I had a nice chat with a parishioner after 10:30 Mass this morning. Her dad came up from the Des Moines area for Christmas, and the family attended Midnight Mass with Lessons and Carols here. (I wish I could have had it captured on video to throw up on the parish’s liturgy Facebook page.) My friend related that her father, widowed just about a year ago, really found the half-hour before Mass edifying. Or enjoyable. Or spiritually fruitful–how do you capture the sentiment when our vocabulary fails?
Anyway, her dad wondered about the sparse crowd. Did people know, he asked, what they were missing?
To give my faith community its due, practically every college student is gone. Like them, many of our resident parishioners also leave to celebrate at parental homes elsewhere. You wouldn’t have known it at 5:30 Friday night. We had nearly 700 packed into the church for it. The “family” Christmas Eve was one of the best, quality-wise, I’ve ever been associated with. I really enjoyed playing with the kids. They did a nice job singing–we had about fifteen voices. I was also pleased to see some real talent in the orchestra: violin, two violas, bass, trumpet, clarinet, and two flutes. The middle school kids were all competent enough to be playing more regularly at weekend Masses–and I told them so. And the younger instrumentalists played quite well.

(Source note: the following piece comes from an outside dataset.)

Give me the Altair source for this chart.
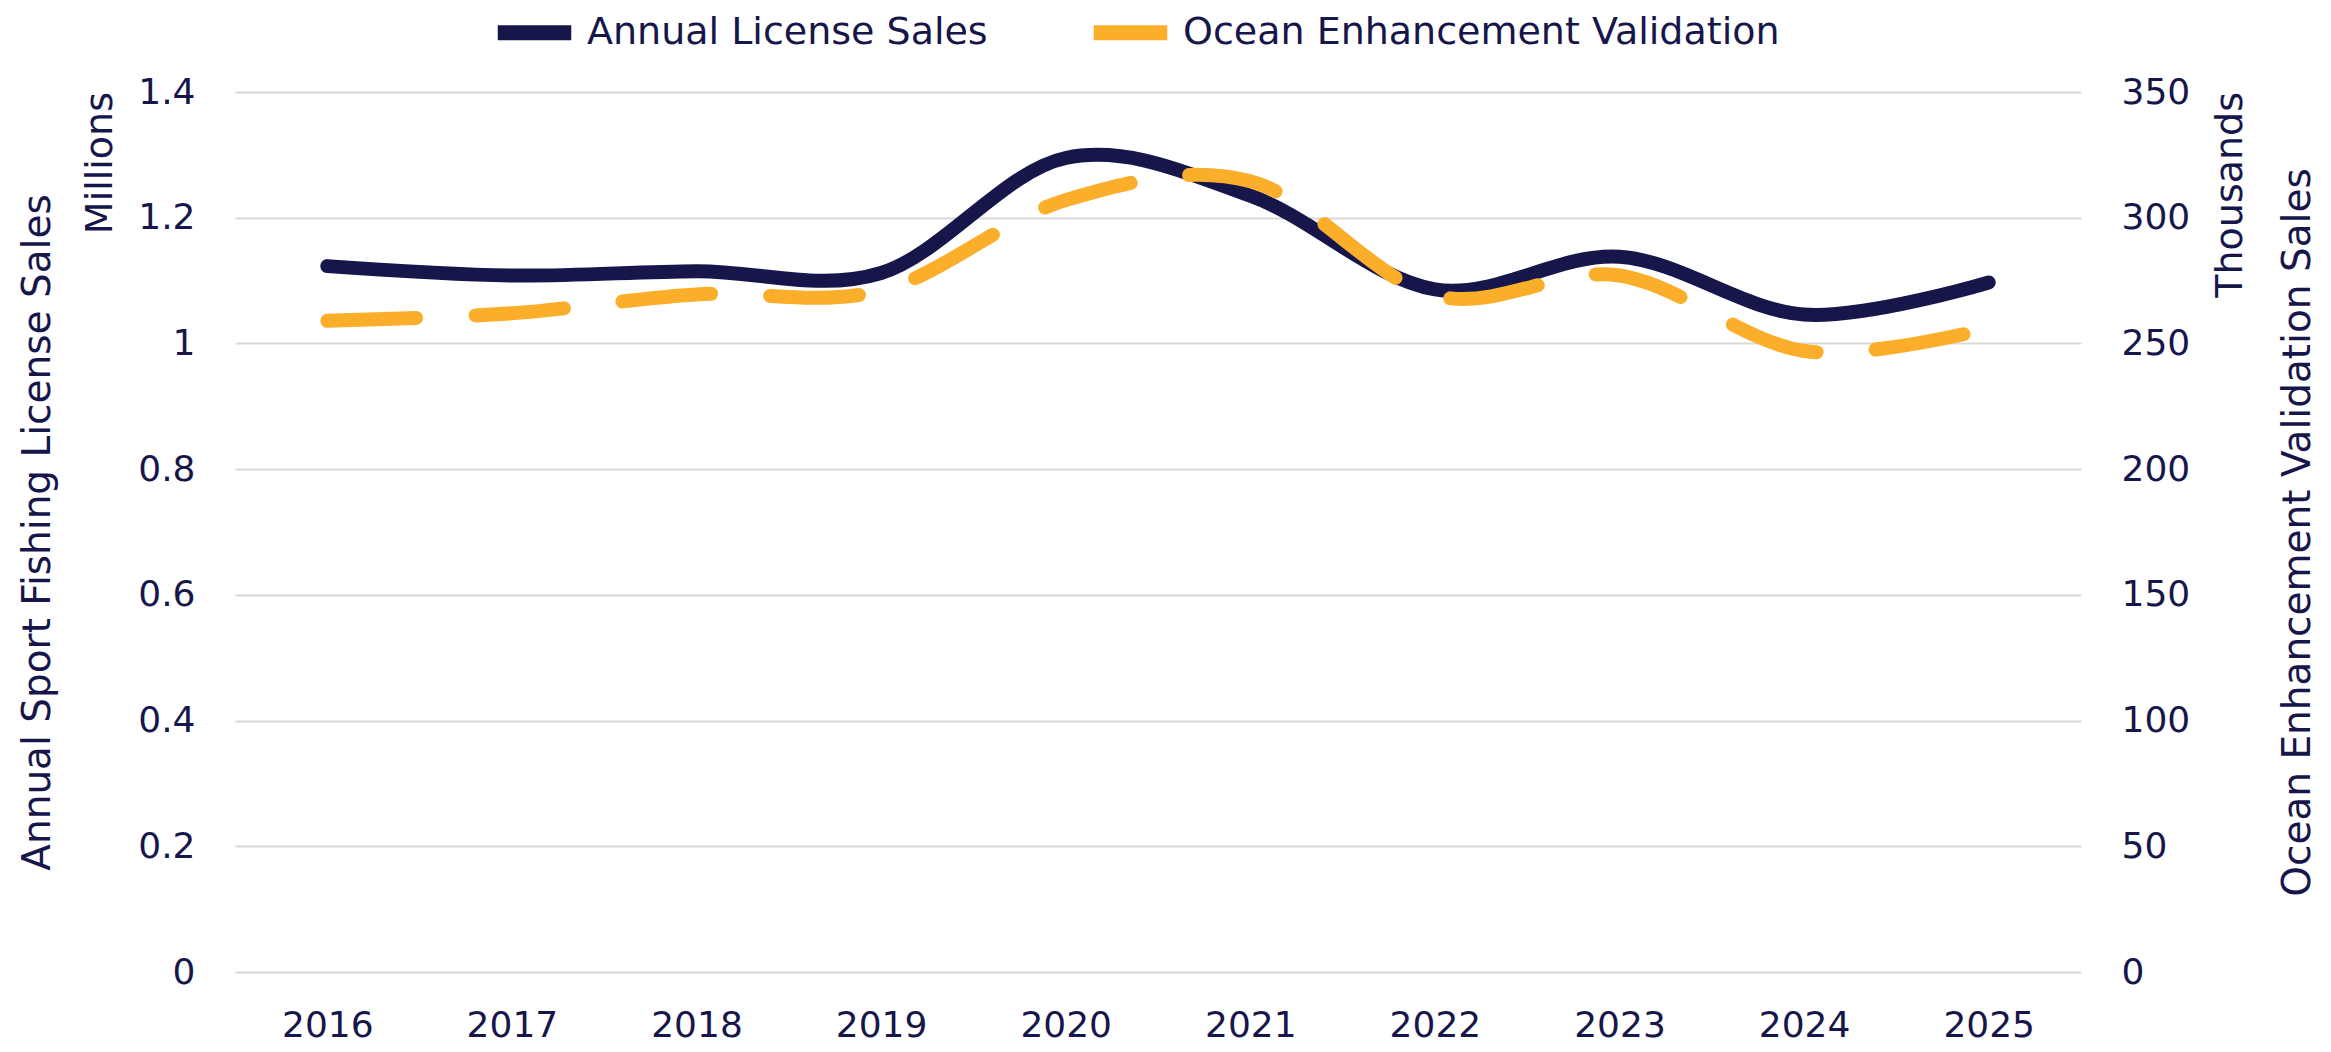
import altair as alt
import pandas as pd

years = ["2016", "2017", "2018", "2019", "2020", "2021", "2022", "2023", "2024", "2025"]
license_sales = [1.123, 1.108, 1.115, 1.112, 1.295, 1.235, 1.086, 1.138, 1.046, 1.097]  # millions
ocean_sales = [259, 262, 269.5, 271, 307, 314.5, 269, 277, 247, 256]  # thousands
series_names = ["Annual License Sales", "Ocean Enhancement Validation"]
left_ticks = [0, 0.2, 0.4, 0.6, 0.8, 1.0, 1.2, 1.4]
right_ticks = [0, 50, 100, 150, 200, 250, 300, 350]

df = pd.DataFrame({
    "year": years + years,
    "series": [series_names[0]] * len(years) + [series_names[1]] * len(years),
    "value": license_sales + ocean_sales,
})

NAVY = "#16164B"
ORANGE = "#FAAE2A"
GRID = "#D9D9D9"
FONT = "DejaVu Sans"
W, H = 1846, 880

x_enc = alt.X(
    "year:N",
    sort=years,
    axis=alt.Axis(
        title=None, labelAngle=0, ticks=False, domain=False, labelPadding=36,
        labelFontSize=36, labelFont=FONT, labelColor=NAVY,
    ),
)

color_enc = alt.Color(
    "series:N",
    scale=alt.Scale(domain=series_names, range=[NAVY, ORANGE]),
    legend=alt.Legend(
        title=None, orient="none", legendX=255, legendY=-104, direction="horizontal",
        symbolType="stroke", symbolStrokeWidth=15, symbolSize=5400,
        labelFontSize=38, labelFont=FONT, labelColor=NAVY, labelLimit=0,
        columnPadding=75, labelOffset=8, symbolDash=[1, 0],
    ),
)

base = alt.Chart(df)

license_line = base.transform_filter(
    alt.datum.series == series_names[0]
).mark_line(interpolate="cardinal", strokeWidth=14, strokeCap="round").encode(
    x=x_enc,
    y=alt.Y(
        "value:Q",
        scale=alt.Scale(domain=[0, 1.4], nice=False, zero=True),
        axis=alt.Axis(
            orient="left", values=left_ticks, format="~g", grid=True, gridColor=GRID,
            gridWidth=2, ticks=False, domain=False, labelPadding=40, labelFontSize=36,
            labelFont=FONT, labelColor=NAVY,
            title="Annual Sport Fishing License Sales", titleFont=FONT,
            titleFontSize=39, titleFontWeight="normal", titleColor=NAVY,
            titleAngle=270, titleX=-198, titleY=H / 2, titleAlign="center",
            titleBaseline="middle",
        ),
    ),
    color=color_enc,
)

ocean_line = base.transform_filter(
    alt.datum.series == series_names[1]
).mark_line(
    interpolate="cardinal", strokeWidth=14, strokeCap="round", strokeDash=[89, 59]
).encode(
    x=x_enc,
    y=alt.Y(
        "value:Q",
        scale=alt.Scale(domain=[0, 350], nice=False, zero=True),
        axis=alt.Axis(
            orient="right", values=right_ticks, grid=False,
            ticks=False, domain=False, labelPadding=40, labelFontSize=36,
            labelFont=FONT, labelColor=NAVY,
            title="Ocean Enhancement Validation Sales", titleFont=FONT,
            titleFontSize=39, titleFontWeight="normal", titleColor=NAVY,
            titleAngle=270, titleX=216, titleY=H / 2, titleAlign="center",
            titleBaseline="middle",
        ),
    ),
    color=color_enc,
)

unit_df = pd.DataFrame({"label": ["Millions"], "v": [1.4]})
millions = alt.Chart(unit_df).mark_text(
    angle=270, align="right", baseline="middle", fontSize=38, font=FONT, color=NAVY
).encode(
    x=alt.value(-134),
    y=alt.Y("v:Q", scale=alt.Scale(domain=[0, 1.4], nice=False), axis=None),
    text="label:N",
)

unit_df2 = pd.DataFrame({"label": ["Thousands"], "v": [350]})
thousands = alt.Chart(unit_df2).mark_text(
    angle=270, align="right", baseline="middle", fontSize=38, font=FONT, color=NAVY
).encode(
    x=alt.value(W + 150),
    y=alt.Y("v:Q", scale=alt.Scale(domain=[0, 350], nice=False), axis=None),
    text="label:N",
)

chart = alt.layer(license_line, ocean_line, millions, thousands).resolve_scale(
    y="independent", color="shared"
).properties(
    width=W, height=H,
    autosize=alt.AutoSizeParams(type="none"),
    padding={"left": 227, "top": 84, "right": 242, "bottom": 72},
    background="white",
).configure_view(stroke=None)

chart.save("out.html", embed_options={"renderer": "svg", "actions": False})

How did your parish’s attendance fare this weekend? We had about 140 for Midnight Mass. 200 for Christmas morning. 80 last night for Saturday night Mass. Then about 150 and 220 for our Sunday morning Masses today.
Isn’t it curious how our labors and expectations don’t usually translate into big crowds? We’d like to think that if we put tens of hours of rehearsal time and personal prep efforts into a big Mass that people will reward us and show up. In reality, many fine efforts in the Church go barely noticed. I find I’m really okay with that. In the present age, we really seem to be less in the excitement of a full flowering, and more in the stage of planting and nurturing a few seeds.
I used to worry a bit more about that, especially with maintaining energy and motivation for our college students. But I think there’s value in striving for the “better” and letting the “more” take care of itself. To a large part, I thinkn young people get it. They don’t see themselves as “entitled” to the adoring crowds. They know our efforts are about attracting people to Christ and to the Gospel. We attend to what is in our control: the quality of our own efforts, and the sincerity behind that.